The myths and realities of the Canadian Arctic might not strike you as obvious themes for an organ piece, yet Michael Colgrass, a professional percussionist, uses them to explore some new dimensions of the organ as a “sound source” in his Snow Walker (1990), written for the Calgary Organ Competition. With uncanny verisimilitude, the organ functions both as ghostly presence and icy wind.

British composers after Handel have not been sitting on their hands.
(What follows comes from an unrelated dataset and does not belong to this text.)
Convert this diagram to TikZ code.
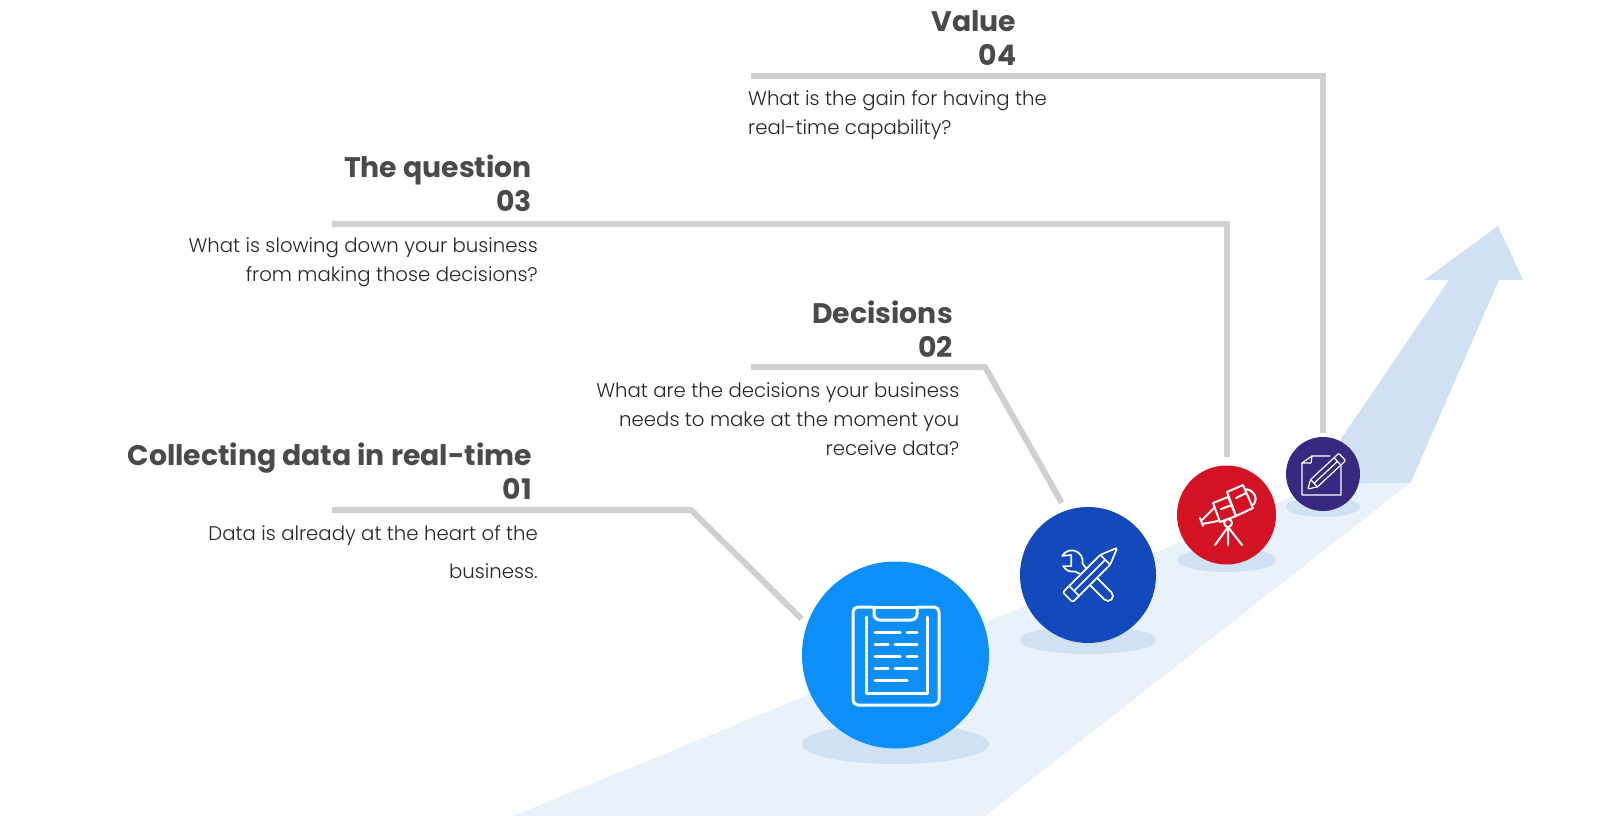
\documentclass[tikz,border=0pt]{standalone}
\usepackage{fontspec}
\usepackage{xcolor}
\usetikzlibrary{positioning}
\newfontfamily\headfont{Poppins}
\newfontfamily\copyfont{Poppins Light}
\definecolor{bandblue}{HTML}{E9F1FA}
\definecolor{paleblue}{HTML}{CFE1F2}
\definecolor{leadgray}{HTML}{D0D0D0}
\definecolor{textgray}{HTML}{4A4A4C}
\definecolor{ballA}{HTML}{0C8FF9}
\definecolor{ballB}{HTML}{1349BB}
\definecolor{ballC}{HTML}{D31324}
\definecolor{ballD}{HTML}{37297F}

\begin{document}
\begin{tikzpicture}
  [x=1pt,y=-1pt,
   ball/.style={circle,inner sep=0pt},
   lead/.style={draw=leadgray,line width=6pt,miter limit=10},
   heading/.style={inner sep=0pt,text=textgray,align=right,anchor=north east,
     font=\headfont\bfseries\fontsize{28.3}{34}\selectfont,execute at begin node=\strut},
   copytext/.style={inner sep=0pt,text=black!85,align=right,anchor=north east,
     font=\copyfont\fontsize{19.7}{29}\selectfont,execute at begin node=\strut},
   icon/.style={draw=white,line width=#1,line cap=round,line join=round},
   icon/.default=1.7pt]
  \useasboundingbox (0,0) rectangle (1600,816);

  % road and arrow
  \fill[paleblue] (1410,484) -- (1499,280) -- (1523,280) -- (1498,226) -- (1424,280)
    -- (1449,280) -- (1311,483) -- cycle;
  \fill[bandblue] (513,816) -- (1325,483) -- (1410,483) -- (985,816) -- cycle;

  % shadows
  \fill[paleblue] (895.5,744) ellipse [x radius=93.5,y radius=20];
  \fill[paleblue] (1088,640) ellipse [x radius=68,y radius=14];
  \fill[paleblue] (1226.5,560) ellipse [x radius=49.5,y radius=12];
  \fill[paleblue] (1323,507) ellipse [x radius=37,y radius=10];

  \node[ball,fill=ballA,minimum size=187pt,outer sep=7pt] (c1) at (895.5,655) {};
  \node[ball,fill=ballB,minimum size=136pt,outer sep=9pt] (c2) at (1088,575) {};
  \node[ball,fill=ballC,minimum size=99pt,outer sep=9pt] (c3) at (1226.5,515) {};
  \node[ball,fill=ballD,minimum size=74pt,outer sep=4pt] (c4) at (1323,474) {};

  \coordinate (s1) at (332,510);
  \coordinate (k1) at (691,510);
  \coordinate (s2) at (751,367);
  \coordinate (k2) at (985,367);
  \coordinate (s3) at (332,223.5);
  \coordinate (k3) at (1226.5,223.5);
  \coordinate (s4) at (751,75.5);
  \coordinate (k4) at (1323,75.5);

  \foreach \from/\via/\to in {s1/k1/c1.159.7,s2/k2/c2.110.6,s3/k3/c3.north,s4/k4/c4.north}
    \draw[lead] (\from) -- (\via) -- (\to);

  \node[heading] (t1) at (532,443) {Collecting data in real-time\\01};
  \node[heading] (t2) at (953,300.5) {Decisions\\02};
  \node[heading] (t3) at (532,155) {The question\\03};
  \node[heading] (t4) at (1016.5,10.5) {Value\\04};

  \node[copytext] (d1) at (538,525) {Data is already at the heart of the\\[9pt]business.};
  \node[copytext] (d2) at (959.5,382) {What are the decisions your business\\needs to make at the moment you\\receive data?};
  \node[copytext] (d3) at (538,237) {What is slowing down your business\\from making those decisions?};
  \node[copytext,align=left,anchor=north west] (d4) at (748,90) {What is the gain for having the\\real-time capability?};

  % clipboard
  \draw[icon=3pt,rounded corners=5pt] (873,607) -- (853,607) -- (853,705) -- (939,705) -- (939,607) -- (918,607);
  \draw[icon=3pt] (873,607) -- (918,607);
  \draw[icon=3pt,rounded corners=6pt] (874,607) -- (874,620) -- (917,620) -- (917,607);
  \draw[icon=3pt] (866,617) -- (866,693) -- (927,693) -- (927,617);
  \foreach \y/\a/\b/\c/\d in {632/875/900/907/917,644/875/888/895/917,656/875/900/907/917,668/875/888/895/917}
    \draw[icon=3pt] (\a,\y) -- (\b,\y) (\c,\y) -- (\d,\y);
  \draw[icon=3pt] (875,680) -- (907,680);

  % wrench and pencil
  \begin{scope}[shift={(1091,579)},rotate=-45]
    \draw[icon] (4,-5) -- (24,-5) arc [start angle=-90,end angle=90,radius=5] -- (4,5);
    \draw[icon] (-11,-4) -- (-17,-5) arc [start angle=-34,end angle=-195,radius=11]
      -- (-31,-2.9) -- (-23.1,4.9) -- (-28.8,10.6) arc [start angle=105,end angle=34,radius=11] -- (-11,4);
  \end{scope}
  \begin{scope}[shift={(1092.5,572.5)},rotate=45]
    \draw[icon,rounded corners=2pt] (-35,-7) -- (18,-7) -- (35,0) -- (18,7) -- (-35,7) -- cycle;
    \draw[icon] (-26,-7) -- (-26,7) (-26,0) -- (18,0) (18,-7) -- (18,7);
  \end{scope}

  % telescope
  \draw[icon=2pt] (1227,492) -- (1243,485) -- (1253,508) -- (1236,516) -- cycle;
  \draw[icon=2pt] (1213,503) -- (1228,497) -- (1236,516) -- (1220,522) -- cycle;
  \draw[icon=2pt] (1214,508) -- (1202,520) (1218,521) -- (1202,524);
  \draw[icon=2pt] (1200,518) -- (1203,526);
  \draw[icon=2pt] (1245,489) .. controls (1257,490) and (1258,503) .. (1252,505);
  \draw[icon=2pt] (1221,509) -- (1232,505) (1236,498) -- (1246,493);
  \draw[icon=2pt] (1228,523) circle [radius=4];
  \draw[icon=2pt] (1228,527) -- (1215,545) (1228,527) -- (1228,545) (1228,527) -- (1242,545);

  % note and pencil
  \draw[icon=1.2pt] (1330,456) -- (1312,456) -- (1302,463) -- (1302,495) -- (1341,495) -- (1341,466);
  \draw[icon=1.2pt] (1312,456) -- (1311,463) -- (1302,463);
  \begin{scope}[shift={(1325,473)},rotate=43]
    \draw[icon=1.2pt,rounded corners=1pt] (-23.5,0) -- (-15,-5) -- (23.5,-5) -- (23.5,5) -- (-15,5) -- cycle;
    \draw[icon=1.2pt] (17,-5) -- (17,5) (-15,0) -- (17,0) (-15,-5) -- (-15,5);
  \end{scope}
\end{tikzpicture}
\end{document}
Perhaps because of the ubiquitous presence of pipe organs in most large English music rooms (every town hall had a pipe organ, well before the cities could support orchestras), there are plenty of opportunities for organs to sing along during the final pages of celebratory hymns and coronation marches-all banners waving, and the bombards blaring, too. And a host of English organist-composers have added colorfully to the repertoire. Check out Malcolm Williamson, Peter Dickinson, William Mathias, Charles Stanford, Percy Whitlock, Basil Harwood, Quentin Maclean, or Kenneth Leighton.

The lists go on. (Two Italians, Enrico Bossi and Alfredo Casella, deserve a mention.) And somewhere or other, someone has recorded most of these pieces. But now’s the time to actually hear them live and, by getting the available repertoire on the boards, encourage living composers to try their hand at this game, too. Yes, every organ has its own personality, but writing for them is not as problematic as it may first appear. And while it may be true that more people hear organ music, live each week, than hear any other acoustic instrument, what’s done in church is very different from what is and can be done in a concert hall. It is a showplace, is it not?

Years ago, as a high-school kid collecting records, I found Frederick Fennell’s Eastman Wind Ensemble album (still available, now on CD) of William Walton’s coronation march, Crown Imperial. On that disc, the Eastman Theatre’s old Austin pipe organ surges in and around the climactic final pages: a compelling presence, a necessary binder, a glowing energy. By a happy twist of fate, 35 years later I was honored to join Dr. Fennell onstage at the Meyerson Symphony Center in Dallas as host for a program of Pomp and Pipes, with the Dallas Wind Symphony and the late organist Paul Riedo at the Meyerson’s incomparable Fisk instrument. We rocked ’em, baby. The music grabbed your guts-in a nice way. That’s the “why” and the “how.” Now, let’s make it happen.